The other thig is that we fried an arrowpoint cs-100 (little itty bitty dinky thing that was being replaced with a bigger one)
the little arrowpoint couldn't take the traffic of 109Mbits , it wasn;t meant for that, we were waiting on arrowpoint to ship us the unit we were *supposed* to have.
*BSD fills the gap because I know it inside and out, and it was the quickest to get up at that point.
As far as the router, we can't do any type of stateful filtering on the 6509, due to some setup that exodus has with the HSRP stuff, I'm sure given enough thought I could figure out how to do it, however we were running on crisis mode.
The BSD firewall filled that gap for us...I can now do access lists on that, instead of the cisco.
and we still have a "DMZ" but its on the same subnet.
The arrowpoint CS-800 was emergency shipped to us that afternoon....its about as big as a cisco 6509...and ummm won't die under that type of traffic/content checking (its layer 5 remember)
-Pat
Re:Anti-spoof filters on the Exodus network
(Score:4)even more wacky, we were getting stuff from 0.0.0.0/8 (gee, how the F#@% do you filter that??!?!) lets filter the equivalent of "any", gee...
we have been talking to Exodus to get this problem resolved.
Re:DDOS != 10.0.0.0
(Score:4)(http://slashdot.org/)
As long as you aren't in wild and wooly peering arangements, one should be able to know all the ipaddress that are inside ones network (and within each segment of the network). Once a router sees something that can't possibly be coming from inside that network, it should be dropped and throw up alarms, bells, flashing lights, etc. cause something just ain't right (either a misconfigured client or someone trying something bad).

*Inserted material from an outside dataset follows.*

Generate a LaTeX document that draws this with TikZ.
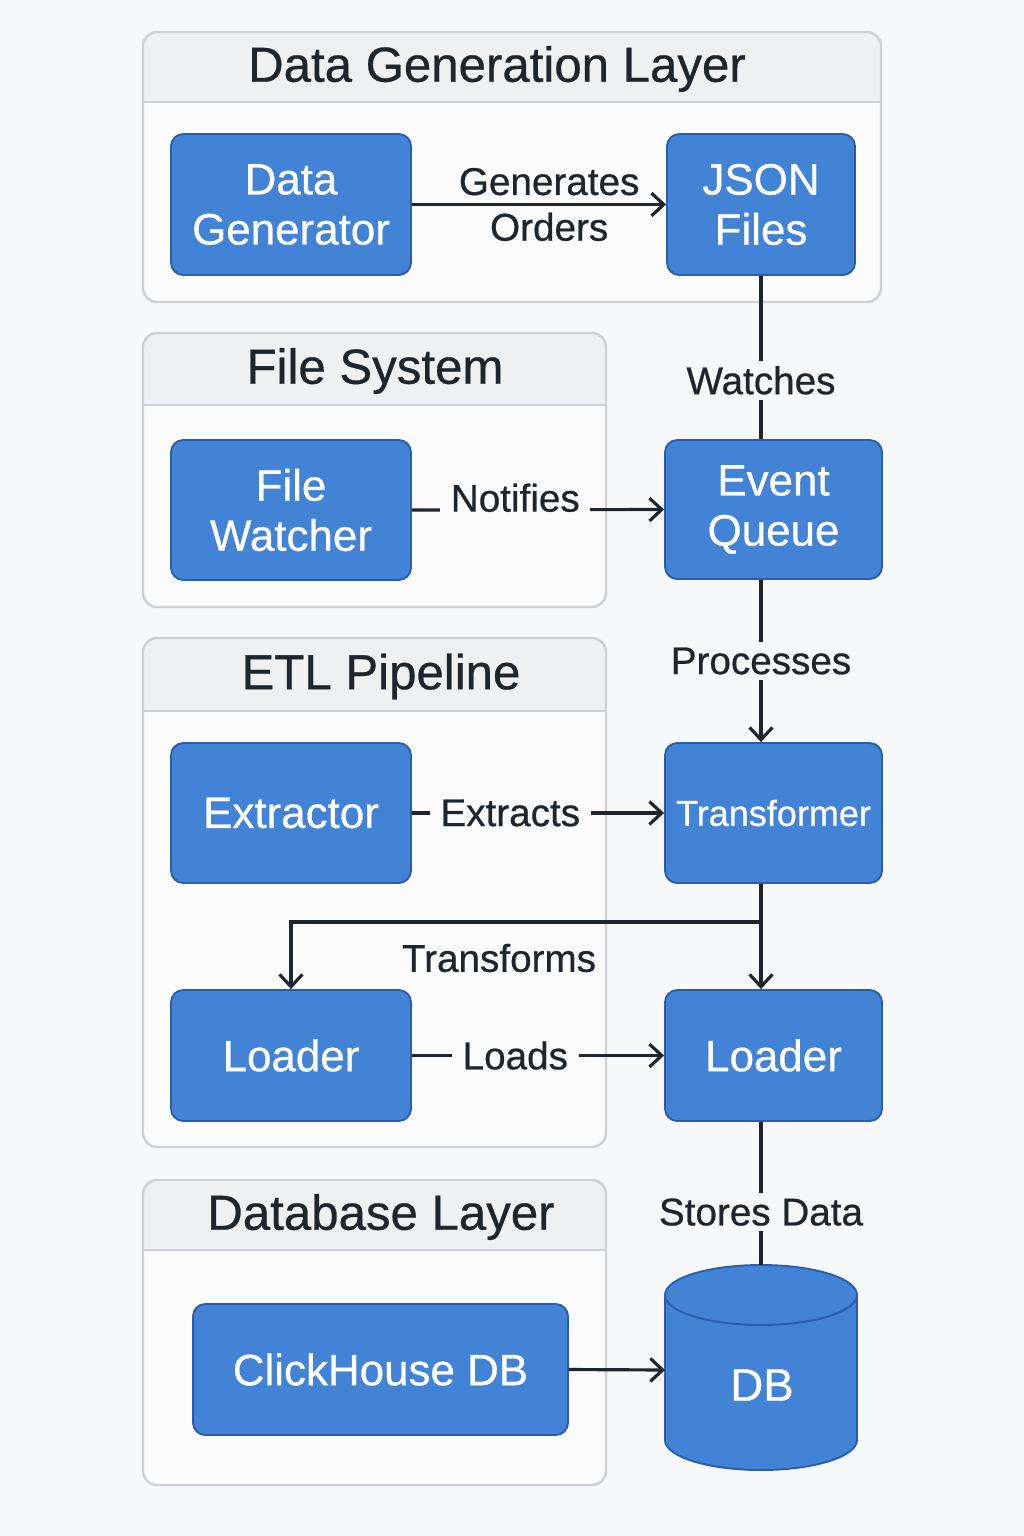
\documentclass[tikz,border=0pt]{standalone}
\usepackage{fontspec}
\setmainfont[FakeBold=0.6]{Liberation Sans}
\usetikzlibrary{arrows.meta, positioning, calc}

\definecolor{pagebg}{HTML}{F7F8F9}
\definecolor{layerbody}{HTML}{FBFBFB}
\definecolor{layerhead}{HTML}{EFF0F2}
\definecolor{layerline}{HTML}{CDD1D5}
\definecolor{boxblue}{HTML}{4383D6}
\definecolor{boxedge}{HTML}{2A5EAD}
\definecolor{ink}{HTML}{1E252C}

\tikzset{
  comp/.style={draw=boxedge, fill=boxblue, line width=1.1pt, rounded corners=7pt,
    text=white, align=center, font=\fontsize{25}{28.5}\selectfont, inner sep=0pt},
  conn/.style={draw=ink, line width=1.8pt, -{Straight Barb[length=7pt,width=13pt]}},
  link/.style={draw=ink, line width=1.8pt},
  lbl/.style={fill=pagebg, text=ink, font=\fontsize{22}{26}\selectfont, inner xsep=6pt, inner ysep=3pt},
  inlbl/.style={lbl, fill=layerbody},
  layertitle/.style={text=ink, font=\fontsize{28}{31}\selectfont},
}

\begin{document}
\begin{tikzpicture}[x=0.02cm, y=0.02cm]
  % page
  \fill[pagebg] (0,0) rectangle (1024,-1536);

  % layers: left/top/right/bottom/header line/title x/title
  \foreach \xa/\ya/\xb/\yb/\yh/\tx/\ttl [count=\i] in {
      143/32/881/302/102/497/Data Generation Layer,
      143/333/606/607/405/375/File System,
      143/638/606/1147/711/381/ETL Pipeline,
      143/1180/606/1485/1250/381/Database Layer} {
    \begin{scope}
      \clip[rounded corners=8pt] (\xa,-\ya) rectangle (\xb,-\yb);
      \fill[layerbody] (\xa,-\ya) rectangle (\xb,-\yb);
      \fill[layerhead] (\xa,-\ya) rectangle (\xb,-\yh);
    \end{scope}
    \draw[layerline, line width=1.3pt] (\xa,-\yh) -- (\xb,-\yh);
    \draw[layerline, line width=1.4pt, rounded corners=8pt] (\xa,-\ya) rectangle (\xb,-\yb);
    \node[layertitle] (title\i) at (\tx, {-(\ya+\yh)/2-2}) {\ttl};
  }

  % components
  \node[comp, minimum width=4.8cm, minimum height=2.82cm] (gen) at (291,-204.5) {Data\\Generator};
  \node[comp, minimum width=3.76cm, minimum height=2.82cm] (json) at (761,-204.5) {JSON\\Files};
  \node[comp, minimum width=4.8cm, minimum height=2.8cm] (watch) at (291,-510) {File\\Watcher};
  \node[comp, minimum width=4.34cm, minimum height=2.78cm] (queue) at (773.5,-509.5) {Event\\Queue};
  \node[comp, minimum width=4.8cm, minimum height=2.8cm] (extr) at (291,-813) {Extractor};
  \node[comp, minimum width=4.34cm, minimum height=2.8cm, font=\fontsize{20.5}{24}\selectfont] (trans) at (773.5,-813) {Transformer};
  \node[comp, minimum width=4.8cm, minimum height=2.62cm] (ldrA) at (291,-1055.5) {Loader};
  \node[comp, minimum width=4.34cm, minimum height=2.62cm] (ldrB) at (773.5,-1055.5) {Loader};
  \node[comp, minimum width=7.5cm, minimum height=2.62cm] (ch) at (380.5,-1369.5) {ClickHouse DB};

  % database cylinder
  \filldraw[fill=boxblue, draw=boxedge, line width=1.1pt]
    (665,-1295) -- (665,-1440) arc[start angle=180, end angle=360, x radius=96, y radius=30]
    -- (857,-1295) arc[start angle=0, end angle=180, x radius=96, y radius=30] -- cycle;
  \draw[boxedge, line width=1.1pt] (665,-1295) arc[start angle=180, end angle=360, x radius=96, y radius=30];
  \node[text=white, font=\fontsize{26}{30}\selectfont] (db) at (762,-1385) {DB};
  \coordinate (dbtop) at (761,-1265);
  \coordinate (dbleft) at (665,-1370);

  % connectors
  \coordinate (spine) at (761,0);
  \coordinate (split) at (761,-922);
  \draw[conn] (gen.east) -- node[lbl, fill=none, align=center, pos=0.54] (lblgen) {Generates\\Orders} (json.west);
  \draw[link] (json.south -| spine) -- node[lbl, pos=0.64] (lblwatch) {Watches} (queue.north -| spine);
  \draw[conn] (watch.east) -- node[inlbl, pos=0.41, yshift=0.24cm] (lblnotify) {Notifies} (queue.west);
  \draw[conn] (queue.south -| spine) -- node[lbl, pos=0.5] (lblproc) {Processes} (trans.north -| spine);
  \draw[conn] (extr.east) -- node[inlbl, pos=0.39] (lblextr) {Extracts} (trans.west);
  \draw[conn] (trans.south -| spine) -- (ldrB.north -| spine);
  \draw[conn] (split) -| (ldrA.north);
  \node[lbl, fill=none] (lbltrans) at (499,-958) {Transforms};
  \draw[conn] (ldrA.east) -- node[inlbl, pos=0.41] (lblload) {Loads} (ldrB.west);
  \draw[link] (ldrB.south -| spine) -- node[lbl, pos=0.63] (lblstore) {Stores Data} (dbtop);
  \draw[conn] (ch.east) -- (dbleft);
\end{tikzpicture}
\end{document}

Doing this type of filtering doesn't prevent your system from being used in a DDOS attack, but it prevents your system from being used in the attack with a spoofed address. Hence see 50mb/sec from host w.x.y.z, contact owner of that address block and get it stopped, since it is not forged they have a compromised box internally. If everybody started doing that the world would be a MUCH better place to live in.